A few days into the new year and most of us are already beginning to waver in our earnest resolve to skip dessert, hit the gym every morning, and finish War and Peace. It’s a well-known phenomenon that recurs every year and that economists have formalized into a theory called hyperbolic discounting.
“We are more optimistic about our future and our future selves than we are in the present,” says David Rose, an entrepreneur and founder of Vitality, a medical-monitoring startup. In other words, it’s easy to make plans about how healthy, responsible, and efficient we will be next week but hard to execute them once next week becomes today.
As behavioral economists—who use social, cognitive, and emotional factors to understand how people make choices—refine their understanding of what helps us stick to commitments, they are using this information to design new tools. Not surprisingly, money turns out to be a good motivator.

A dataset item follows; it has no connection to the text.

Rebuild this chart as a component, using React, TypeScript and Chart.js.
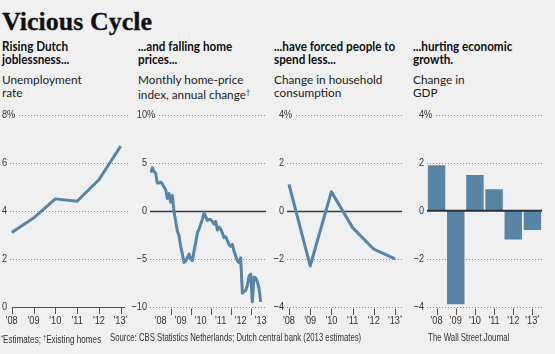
import React, { useEffect, useLayoutEffect, useRef } from 'react';
import { Chart, registerables } from 'chart.js';
Chart.register(...registerables);

// ---------- data ----------
const yearLabels = ["'08", "'09", "'10", "'11", "'12", "'13"];
const estYearLabels = ["'08", "'09", "'10", "'11", "'12", "'13*"];

// Panel 1: unemployment rate (%)
const unempYears = [2008, 2009, 2010, 2011, 2012, 2013];
const unempRate = [3.1, 3.7, 4.5, 4.4, 5.3, 6.7];
const unempTicks = [0, 2, 4, 6, 8];

// Panel 2: monthly home-price index, annual change (%), from Jan 2008
const homeStartYear = 2008;
const homePriceChange = [
  4.0, 4.5, 4.1, 3.9, 2.9, 2.9, 3.0, 2.8, 2.5, 2.2, 1.3, 1.8,
  0.9, 1.6, -0.1, -1.1, -2.1, -2.6, -3.7, -4.5, -5.4, -5.2, -4.9, -4.5,
  -5.0, -5.2, -4.2, -3.3, -2.3, -1.9, -1.4, -0.9, -0.2, -0.6, -1.0, -0.9,
  -0.9, -1.1, -1.4, -1.1, -2.0, -1.7, -1.9, -2.3, -2.8, -2.7, -3.1, -3.5,
  -3.7, -3.5, -4.2, -4.7, -5.2, -5.4, -4.9, -8.6, -8.4, -8.3, -7.8, -6.8,
  -6.6, -9.5, -6.9, -7.0, -7.4, -8.1, -9.5,
];
const homeTicks = [-10, -5, 0, 5, 10];
const homeTickYears = [2009, 2010, 2011, 2012, 2013];
const homeLabelYears = [2008.5, 2009.5, 2010.5, 2011.5, 2012.5, 2013.5];

// Panel 3: change in household consumption (%)
const consYears = [2008, 2009, 2010, 2011, 2012, 2013];
const consChange = [1.1, -2.3, 0.8, -0.7, -1.6, -2.0];
const consTicks = [-4, -2, 0, 2, 4];

// Panel 4: change in GDP (%)
const gdpChange = [1.9, -3.9, 1.5, 0.9, -1.2, -0.8];
const gdpTicks = [-4, -2, 0, 2, 4];

// ---------- style ----------
const W = 555;
const H = 354;
const BG = '#f0f0f0';
const BLUE = '#5885a6';
const TXT = '#333333';
const SANS = '"Liberation Sans", Arial, sans-serif';
const SX = 0.8; // horizontal condensing of axis text
const TOP = 115;
const BOTTOM = 306.7;

const pad = (left: number, right: number) => ({
  left,
  right: W - right,
  top: TOP,
  bottom: H - BOTTOM,
});

const minusFmt = (v: number) => (v < 0 ? '\u2212' + Math.abs(v) : String(v));

function drawYGrid(chart: any, ticks: number[], o: { zeroLine: boolean; skipBottom?: boolean }) {
  const { ctx, chartArea } = chart;
  const ys = chart.scales.y;
  ctx.save();
  ticks.forEach((v, i) => {
    const y = Math.round(ys.getPixelForValue(v)) + 0.5;
    if (v === 0 && o.zeroLine) {
      ctx.setLineDash([]);
      ctx.strokeStyle = '#3a3a3a';
      ctx.lineWidth = 1.3;
    } else if (i === 0 && o.skipBottom) {
      return;
    } else {
      ctx.setLineDash([1, 2]);
      ctx.strokeStyle = '#8c8c8c';
      ctx.lineWidth = 1;
    }
    ctx.beginPath();
    ctx.moveTo(chartArea.left, y);
    ctx.lineTo(chartArea.right, y);
    ctx.stroke();
  });
  ctx.restore();
}

function drawYLabels(chart: any, ticks: number[]) {
  const { ctx, chartArea } = chart;
  const ys = chart.scales.y;
  const top = Math.max(...ticks);
  ticks.forEach((v) => {
    const y = ys.getPixelForValue(v);
    const x = chartArea.left - 3;
    ctx.save();
    ctx.font = `11px ${SANS}`;
    ctx.textBaseline = 'middle';
    ctx.translate(x, y);
    ctx.scale(0.83, 1);
    ctx.fillStyle = TXT;
    ctx.textAlign = 'right';
    ctx.fillText(minusFmt(v), 0, 0);
    if (v === top) {
      ctx.textAlign = 'left';
      const w = ctx.measureText('%').width;
      ctx.fillStyle = BG;
      ctx.fillRect(0, -6, w + 2.5, 12);
      ctx.fillStyle = TXT;
      ctx.fillText('%', 0, 0);
    }
    ctx.restore();
  });
}

function drawXLabel(ctx: any, label: string, x: number, y: number) {
  const star = label.endsWith('*');
  const main = star ? label.slice(0, -1) : label;
  ctx.save();
  ctx.translate(x, y);
  ctx.scale(SX, 1);
  ctx.font = `11.5px ${SANS}`;
  const w1 = ctx.measureText(main).width;
  ctx.font = `7px ${SANS}`;
  const w2 = star ? ctx.measureText('*').width : 0;
  const start = -(w1 + w2) / 2;
  ctx.textAlign = 'left';
  ctx.textBaseline = 'middle';
  ctx.fillStyle = TXT;
  ctx.font = `11.5px ${SANS}`;
  ctx.fillText(main, start, 0);
  if (star) {
    ctx.font = `7px ${SANS}`;
    ctx.fillText('*', start + w1, -3);
  }
  ctx.restore();
}

function drawXTicks(chart: any, vals: number[], y0: number, y1: number) {
  const { ctx } = chart;
  const xs = chart.scales.x;
  ctx.save();
  ctx.strokeStyle = '#555';
  ctx.lineWidth = 1;
  vals.forEach((v) => {
    const x = Math.round(xs.getPixelForValue(v)) + 0.5;
    ctx.beginPath();
    ctx.moveTo(x, y0);
    ctx.lineTo(x, y1);
    ctx.stroke();
  });
  ctx.restore();
}

function drawXLabels(chart: any, vals: number[], labels: string[], y: number) {
  const { ctx } = chart;
  const xs = chart.scales.x;
  vals.forEach((v, i) => drawXLabel(ctx, labels[i], xs.getPixelForValue(v), y));
}

const LABEL_Y = 321;

function lineDataset(points: { x: number; y: number }[]) {
  return {
    data: points,
    borderColor: BLUE,
    borderWidth: 3,
    pointRadius: 0,
    tension: 0,
    borderJoinStyle: 'round' as const,
    borderCapStyle: 'butt' as const,
    fill: false,
  };
}

const baseOptions = (padding: any, xScale: any, ymin: number, ymax: number) => ({
  responsive: false,
  animation: false as const,
  devicePixelRatio: 1,
  events: [],
  layout: { padding },
  plugins: { legend: { display: false }, tooltip: { enabled: false } },
  scales: {
    x: xScale,
    y: { type: 'linear', min: ymin, max: ymax, display: false },
  },
});

function cfgUnemp(): any {
  return {
    type: 'line',
    data: { datasets: [lineDataset(unempYears.map((x, i) => ({ x, y: unempRate[i] })))] },
    options: baseOptions(pad(10, 128), { type: 'linear', min: 2007.92, max: 2013.335, display: false }, 0, 8),
    plugins: [
      {
        id: 'p1axes',
        beforeDatasetsDraw(chart: any) {
          drawYGrid(chart, unempTicks, { zeroLine: false, skipBottom: true });
          const { ctx, chartArea } = chart;
          const xs = chart.scales.x;
          const y = Math.round(chart.scales.y.getPixelForValue(0)) + 0.5;
          ctx.save();
          ctx.strokeStyle = '#555';
          ctx.lineWidth = 1.2;
          ctx.beginPath();
          ctx.moveTo(Math.round(xs.getPixelForValue(unempYears[0])), y);
          ctx.lineTo(chartArea.right - 3, y);
          ctx.stroke();
          ctx.restore();
          drawXTicks(chart, unempYears, y, y + 6.5);
        },
        afterDraw(chart: any) {
          drawYLabels(chart, unempTicks);
          drawXLabels(chart, unempYears, estYearLabels, LABEL_Y);
        },
      },
    ],
  };
}

function cfgHome(): any {
  return {
    type: 'line',
    data: {
      datasets: [lineDataset(homePriceChange.map((y, i) => ({ x: homeStartYear + i / 12, y })))],
    },
    options: baseOptions(pad(150, 266), { type: 'linear', min: 2007.965, max: 2013.765, display: false }, -10, 10),
    plugins: [
      {
        id: 'p2axes',
        beforeDatasetsDraw(chart: any) {
          drawYGrid(chart, homeTicks, { zeroLine: true });
          drawXTicks(chart, homeTickYears, 308.5, 315);
        },
        afterDraw(chart: any) {
          drawYLabels(chart, homeTicks);
          drawXLabels(chart, homeLabelYears, yearLabels, LABEL_Y);
        },
      },
    ],
  };
}

function cfgCons(): any {
  return {
    type: 'line',
    data: { datasets: [lineDataset(consYears.map((x, i) => ({ x, y: consChange[i] })))] },
    options: baseOptions(pad(287, 402), { type: 'linear', min: 2007.906, max: 2013.33, display: false }, -4, 4),
    plugins: [
      {
        id: 'p3axes',
        beforeDatasetsDraw(chart: any) {
          drawYGrid(chart, consTicks, { zeroLine: true });
          drawXTicks(chart, consYears, 308.5, 315);
        },
        afterDraw(chart: any) {
          drawYLabels(chart, consTicks);
          drawXLabels(chart, consYears, estYearLabels, LABEL_Y);
        },
      },
    ],
  };
}

function cfgGdp(): any {
  return {
    type: 'bar',
    data: {
      labels: estYearLabels,
      datasets: [
        {
          data: gdpChange,
          backgroundColor: BLUE,
          borderWidth: 0,
          barPercentage: 1,
          categoryPercentage: 0.91,
        },
      ],
    },
    options: baseOptions(pad(427, 542), { type: 'category', display: false }, -4, 4),
    plugins: [
      {
        id: 'p4axes',
        beforeDatasetsDraw(chart: any) {
          drawYGrid(chart, gdpTicks.filter((v) => v !== 0), { zeroLine: false });
          drawXTicks(chart, gdpChange.map((_, i) => i), 308.5, 315);
        },
        afterDatasetsDraw(chart: any) {
          const { ctx, chartArea } = chart;
          const y = chart.scales.y.getPixelForValue(0);
          ctx.save();
          ctx.strokeStyle = '#27343d';
          ctx.lineWidth = 2;
          ctx.beginPath();
          ctx.moveTo(chartArea.left, y);
          ctx.lineTo(chartArea.right, y);
          ctx.stroke();
          ctx.restore();
        },
        afterDraw(chart: any) {
          drawYLabels(chart, gdpTicks);
          drawXLabels(chart, gdpChange.map((_, i) => i), estYearLabels, LABEL_Y);
        },
      },
    ],
  };
}

// Text that is squeezed horizontally to a target width
function Fit({ w, right = false, style, children }: any) {
  const ref = useRef<HTMLSpanElement>(null);
  useLayoutEffect(() => {
    const el = ref.current;
    if (!el) return;
    el.style.transform = 'none';
    const actual = el.offsetWidth;
    if (actual > 0) el.style.transform = `scaleX(${w / actual})`;
  }, [w]);
  return (
    <span
      ref={ref}
      style={{ display: 'inline-block', whiteSpace: 'nowrap', transformOrigin: right ? 'right center' : 'left center', ...style }}
    >
      {children}
    </span>
  );
}

const headFont = 'Lato, "Open Sans", sans-serif';
const subFont = 'Lato, "Open Sans", sans-serif';

const panels = [
  { x: 2, head: ['Rising Dutch', 'joblessness...'], sub: ['Unemployment', 'rate'], dag: false },
  { x: 138, head: ['...and falling home', 'prices...'], sub: ['Monthly home-price', 'index, annual change'], dag: true },
  { x: 274, head: ['...have forced people to', 'spend less...'], sub: ['Change in household', 'consumption'], dag: false },
  { x: 413, head: ['...hurting economic', 'growth.'], sub: ['Change in', 'GDP'], dag: false },
];

export default function App() {
  const refs = [useRef<HTMLCanvasElement>(null), useRef<HTMLCanvasElement>(null), useRef<HTMLCanvasElement>(null), useRef<HTMLCanvasElement>(null)];
  useEffect(() => {
    const cfgs = [cfgUnemp(), cfgHome(), cfgCons(), cfgGdp()];
    const charts = cfgs.map((c, i) => new Chart(refs[i].current as HTMLCanvasElement, c));
    return () => charts.forEach((c) => c.destroy());
  }, []);

  const abs = (left: number, top: number, extra: any = {}) => ({
    position: 'absolute' as const,
    left,
    top,
    whiteSpace: 'nowrap' as const,
    margin: 0,
    ...extra,
  });

  const foot = { fontFamily: SANS, fontSize: 10.8, lineHeight: '13px', color: '#333' };
  const sup = { fontSize: 7, verticalAlign: 3 };

  return (
    <div style={{ position: 'fixed', left: 0, top: 0, width: W, height: H, background: BG, overflow: 'hidden' }}>
      <div
        style={abs(2, 7, {
          fontFamily: '"Liberation Serif", "DejaVu Serif", serif',
          fontWeight: 700,
          fontSize: 26,
          lineHeight: '30px',
          color: '#111',
          WebkitTextStroke: '0.3px #111',
        })}
      >
        Vicious Cycle
      </div>
      {panels.map((p, i) => (
        <React.Fragment key={i}>
          <div
            style={abs(p.x, 40, {
              fontFamily: headFont,
              fontWeight: 700,
              fontSize: 13,
              lineHeight: '13.3px',
              color: '#111',
              transform: 'scaleX(0.9)',
              transformOrigin: 'left top',
            })}
          >
            {p.head[0]}
            <br />
            {p.head[1]}
          </div>
          <div style={abs(p.x, 73, { fontFamily: subFont, fontSize: 11.8, lineHeight: '13.4px', color: '#222' })}>
            {p.sub[0]}
            <br />
            {p.sub[1]}
            {p.dag ? <span style={{ fontSize: 7, verticalAlign: 4 }}>†</span> : null}
          </div>
        </React.Fragment>
      ))}
      {refs.map((r, i) => (
        <canvas key={i} ref={r} width={W} height={H} style={{ position: 'absolute', left: 0, top: 0, width: W, height: H }} />
      ))}
      <div style={abs(1, 331, foot)}>
        <Fit w={100}>
          <span style={sup}>*</span>Estimates; <span style={sup}>†</span>Existing homes
        </Fit>
      </div>
      <div style={abs(110, 331, foot)}>
        <Fit w={251}>Source: CBS Statistics Netherlands; Dutch central bank (2013 estimates)</Fit>
      </div>
      <div style={{ ...abs(0, 331, foot), left: 'auto', right: W - 509 }}>
        <Fit w={81} right>
          The Wall Street Journal
        </Fit>
      </div>
    </div>
  );
}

Ian Ayres, a behavioral economist at Yale, developed a website called StickK.com, on which users set a specific goal and then pledge a sum of money to forfeit should they fail to achieve it. Unlike other sites that track weight loss and fitness goals and offer support via social networking, StickK leverages another discovery from behavioral economics: our extreme dislike of losing money.
“The specter of losing money is twice as motivating as the possibility of gaining the same amount of money,” says Rose. Users can even designate an “anti-charity” as the beneficiary of their money should they fail to meet their goals. For example, someone favoring restrictions on gun ownership might choose the National Rifle Association.
The site, which is entering its third year, has more than 50,000 users who have put about $5 million at risk. “We have a 70 to 80 percent success rate in helping people stick to serious commitments to exercise or lose weight,” says Ayres, who recently published a book, Carrots and Sticks, which lays out the behavioral economics behind crafting incentives.
Interviews with StickK users and analysis of data from the website show that an even more important motivator than money is accountability. Users can designate referees to monitor their progress and make sure they are reporting it accurately. They can also choose to make their quest public, adding a worldwide sense of accountability.